== Data extract

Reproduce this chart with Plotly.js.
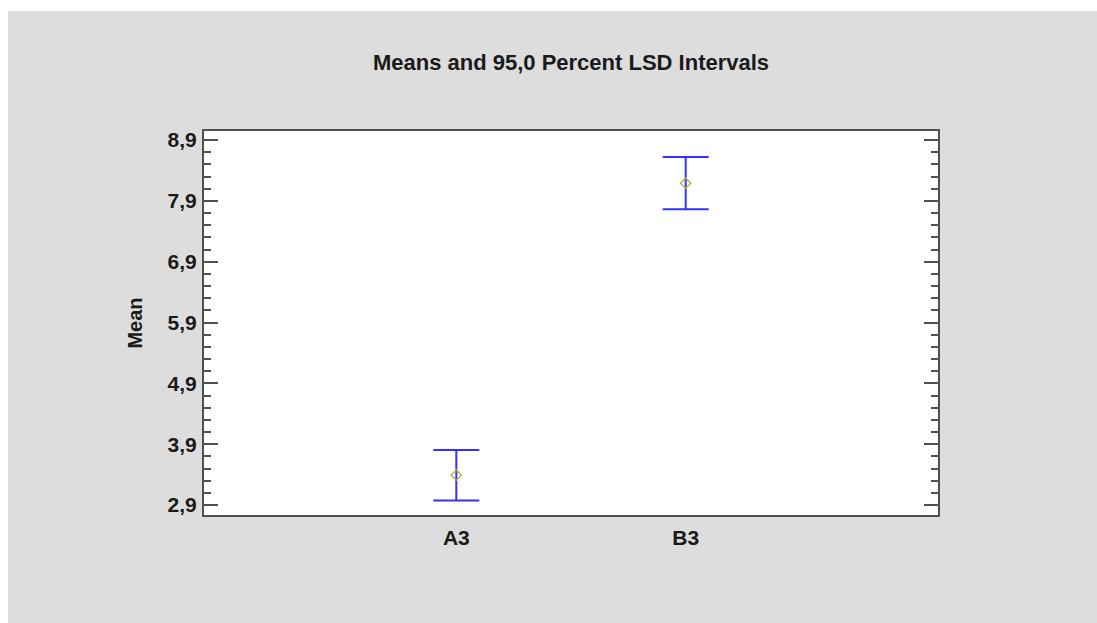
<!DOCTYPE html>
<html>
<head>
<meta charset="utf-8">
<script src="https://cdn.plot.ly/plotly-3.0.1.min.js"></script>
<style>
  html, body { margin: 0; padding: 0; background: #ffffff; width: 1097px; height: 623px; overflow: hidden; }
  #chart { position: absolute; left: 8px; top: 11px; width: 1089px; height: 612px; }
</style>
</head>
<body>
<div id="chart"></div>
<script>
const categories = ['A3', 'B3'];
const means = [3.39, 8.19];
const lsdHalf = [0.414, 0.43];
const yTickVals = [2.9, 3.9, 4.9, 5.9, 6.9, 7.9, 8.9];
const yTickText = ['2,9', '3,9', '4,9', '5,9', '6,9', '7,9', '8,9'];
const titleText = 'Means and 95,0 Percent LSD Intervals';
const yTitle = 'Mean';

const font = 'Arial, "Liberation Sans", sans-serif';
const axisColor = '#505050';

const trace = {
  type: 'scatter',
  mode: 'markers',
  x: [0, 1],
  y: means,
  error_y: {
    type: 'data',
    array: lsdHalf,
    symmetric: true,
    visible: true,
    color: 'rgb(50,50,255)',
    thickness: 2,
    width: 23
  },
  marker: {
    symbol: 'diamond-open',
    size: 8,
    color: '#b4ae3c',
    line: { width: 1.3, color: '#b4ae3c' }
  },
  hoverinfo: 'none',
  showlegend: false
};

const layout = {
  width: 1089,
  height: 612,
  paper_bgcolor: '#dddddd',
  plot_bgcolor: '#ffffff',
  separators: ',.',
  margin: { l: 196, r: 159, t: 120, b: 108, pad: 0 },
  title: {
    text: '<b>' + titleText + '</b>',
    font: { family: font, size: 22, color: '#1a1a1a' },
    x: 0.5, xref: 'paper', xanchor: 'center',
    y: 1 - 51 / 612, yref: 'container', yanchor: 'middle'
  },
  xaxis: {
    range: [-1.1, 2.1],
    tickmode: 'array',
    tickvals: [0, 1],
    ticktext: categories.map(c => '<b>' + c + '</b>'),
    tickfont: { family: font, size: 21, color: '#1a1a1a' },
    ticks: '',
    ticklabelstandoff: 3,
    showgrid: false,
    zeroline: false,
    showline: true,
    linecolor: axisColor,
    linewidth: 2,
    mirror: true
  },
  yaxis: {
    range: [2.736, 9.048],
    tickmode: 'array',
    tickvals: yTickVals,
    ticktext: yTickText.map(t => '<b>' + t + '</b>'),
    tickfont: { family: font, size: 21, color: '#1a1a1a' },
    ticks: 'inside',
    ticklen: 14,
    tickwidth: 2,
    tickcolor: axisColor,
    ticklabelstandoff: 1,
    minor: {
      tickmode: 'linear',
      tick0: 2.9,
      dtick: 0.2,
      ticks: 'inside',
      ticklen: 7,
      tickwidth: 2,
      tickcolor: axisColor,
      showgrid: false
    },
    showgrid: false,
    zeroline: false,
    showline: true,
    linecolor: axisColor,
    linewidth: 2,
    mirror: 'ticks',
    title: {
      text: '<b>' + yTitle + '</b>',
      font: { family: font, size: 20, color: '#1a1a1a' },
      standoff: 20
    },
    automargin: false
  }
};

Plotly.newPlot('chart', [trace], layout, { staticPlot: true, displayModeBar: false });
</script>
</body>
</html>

====

## [Task directions]
Every line should be retyped exactly, with the pictures omitted.

## [Correct output]
Reproduce this chart with Plotly.js.
<!DOCTYPE html>
<html>
<head>
<meta charset="utf-8">
<script src="https://cdn.plot.ly/plotly-3.0.1.min.js"></script>
<style>
  html, body { margin: 0; padding: 0; background: #ffffff; width: 1097px; height: 623px; overflow: hidden; }
  #chart { position: absolute; left: 8px; top: 11px; width: 1089px; height: 612px; }
</style>
</head>
<body>
<div id="chart"></div>
<script>
const categories = ['A3', 'B3'];
const means = [3.39, 8.19];
const lsdHalf = [0.414, 0.43];
const yTickVals = [2.9, 3.9, 4.9, 5.9, 6.9, 7.9, 8.9];
const yTickText = ['2,9', '3,9', '4,9', '5,9', '6,9', '7,9', '8,9'];
const titleText = 'Means and 95,0 Percent LSD Intervals';
const yTitle = 'Mean';

const font = 'Arial, "Liberation Sans", sans-serif';
const axisColor = '#505050';

const trace = {
  type: 'scatter',
  mode: 'markers',
  x: [0, 1],
  y: means,
  error_y: {
    type: 'data',
    array: lsdHalf,
    symmetric: true,
    visible: true,
    color: 'rgb(50,50,255)',
    thickness: 2,
    width: 23
  },
  marker: {
    symbol: 'diamond-open',
    size: 8,
    color: '#b4ae3c',
    line: { width: 1.3, color: '#b4ae3c' }
  },
  hoverinfo: 'none',
  showlegend: false
};

const layout = {
  width: 1089,
  height: 612,
  paper_bgcolor: '#dddddd',
  plot_bgcolor: '#ffffff',
  separators: ',.',
  margin: { l: 196, r: 159, t: 120, b: 108, pad: 0 },
  title: {
    text: '<b>' + titleText + '</b>',
    font: { family: font, size: 22, color: '#1a1a1a' },
    x: 0.5, xref: 'paper', xanchor: 'center',
    y: 1 - 51 / 612, yref: 'container', yanchor: 'middle'
  },
  xaxis: {
    range: [-1.1, 2.1],
    tickmode: 'array',
    tickvals: [0, 1],
    ticktext: categories.map(c => '<b>' + c + '</b>'),
    tickfont: { family: font, size: 21, color: '#1a1a1a' },
    ticks: '',
    ticklabelstandoff: 3,
    showgrid: false,
    zeroline: false,
    showline: true,
    linecolor: axisColor,
    linewidth: 2,
    mirror: true
  },
  yaxis: {
    range: [2.736, 9.048],
    tickmode: 'array',
    tickvals: yTickVals,
    ticktext: yTickText.map(t => '<b>' + t + '</b>'),
    tickfont: { family: font, size: 21, color: '#1a1a1a' },
    ticks: 'inside',
    ticklen: 14,
    tickwidth: 2,
    tickcolor: axisColor,
    ticklabelstandoff: 1,
    minor: {
      tickmode: 'linear',
      tick0: 2.9,
      dtick: 0.2,
      ticks: 'inside',
      ticklen: 7,
      tickwidth: 2,
      tickcolor: axisColor,
      showgrid: false
    },
    showgrid: false,
    zeroline: false,
    showline: true,
    linecolor: axisColor,
    linewidth: 2,
    mirror: 'ticks',
    title: {
      text: '<b>' + yTitle + '</b>',
      font: { family: font, size: 20, color: '#1a1a1a' },
      standoff: 20
    },
    automargin: false
  }
};

Plotly.newPlot('chart', [trace], layout, { staticPlot: true, displayModeBar: false });
</script>
</body>
</html>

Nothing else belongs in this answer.